Because Knowledge Unlocked and T3 are currently stored on premises, a pipeline service from iManage pushes the content and metadata from the documents stored in iManage Cloud to the on-prem iManage index. This includes the document contents, default iManage DMS metadata, additional metadata, and taxonomies achievable with Knowledge Unlocked. The enriched document data goes well beyond simply matching a search term: it also identifies the relevant area of the business and recent review data, providing greater context to lawyers and PSLs.

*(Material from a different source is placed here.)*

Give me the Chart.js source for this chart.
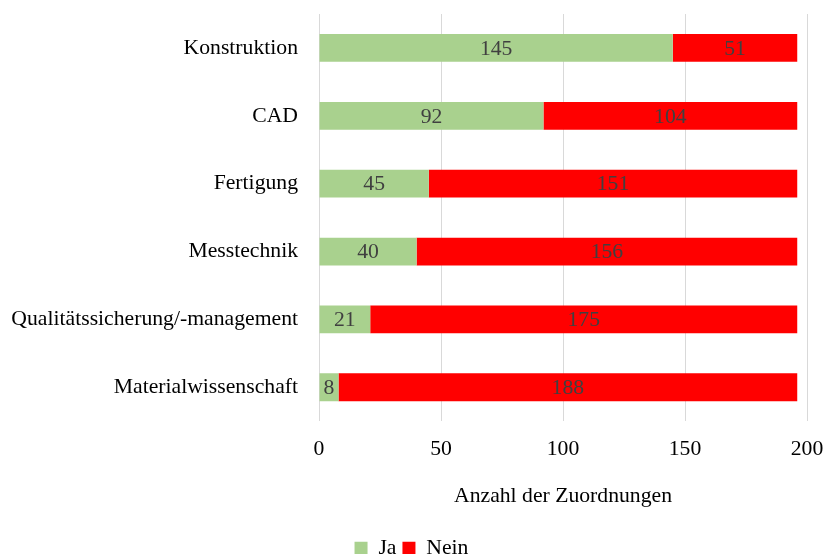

Aldridge observes that the firm’s document and knowledge systems perform different jobs. “In the DMS you have everything,” she says. “But, as well as precedents, every firm has examples of work product that they’re especially proud of, that they’d give to a colleague or new hire to use as a starting point. The idea is to crystallize this know-how and add it to the knowledge management system in its very best state. Using the new system, our lawyers can start from the best work the firm has done.” In the end, that’s a large part of what good knowledge management is all about.

340+

lawyers

1 mo.

for document preparation

2 wks.

for configuration & migration

Business outcomes

More value, greater adoption, and more future-ready than ever

Project leads for this initiative agree the system has been well-received and users are finding it highly intuitive. PSLs are enabled with a state-of-the-art submission process reflecting the needs across the business, and practices have discovered huge value in having relevant, connected data like Thomson Reuters and Lexis just a click away. Because so many teams contributed to this effort, there is more buy-in and better use of Knowledge Unlocked with Insight than the old system. Aldridge says partners who don’t have PSLs have started asking how they can use Knowledge Unlocked in their areas — the best sign of success that a knowledge leader can hope for.

“You don’t need a battalion of PSLs to manage a knowledge management system,” says Aldridge. “Any firm with a structure around knowledge or a document management system can find a way to surface their best material. It’s not about how large your KM team is, it is about how well you engage with your professionals.”

Looking ahead

Thanks to this project, the board sees technology as a clear business enabler and knowledge as a necessary business tool. There is talk about connecting finance and fixed-fee billing to get more value than ever out of their knowledge management system.

“This has been a fantastic project delivery initiative to be involved in, and we were in incredibly safe hands with iManage and Lexsoft,” lauds McNess.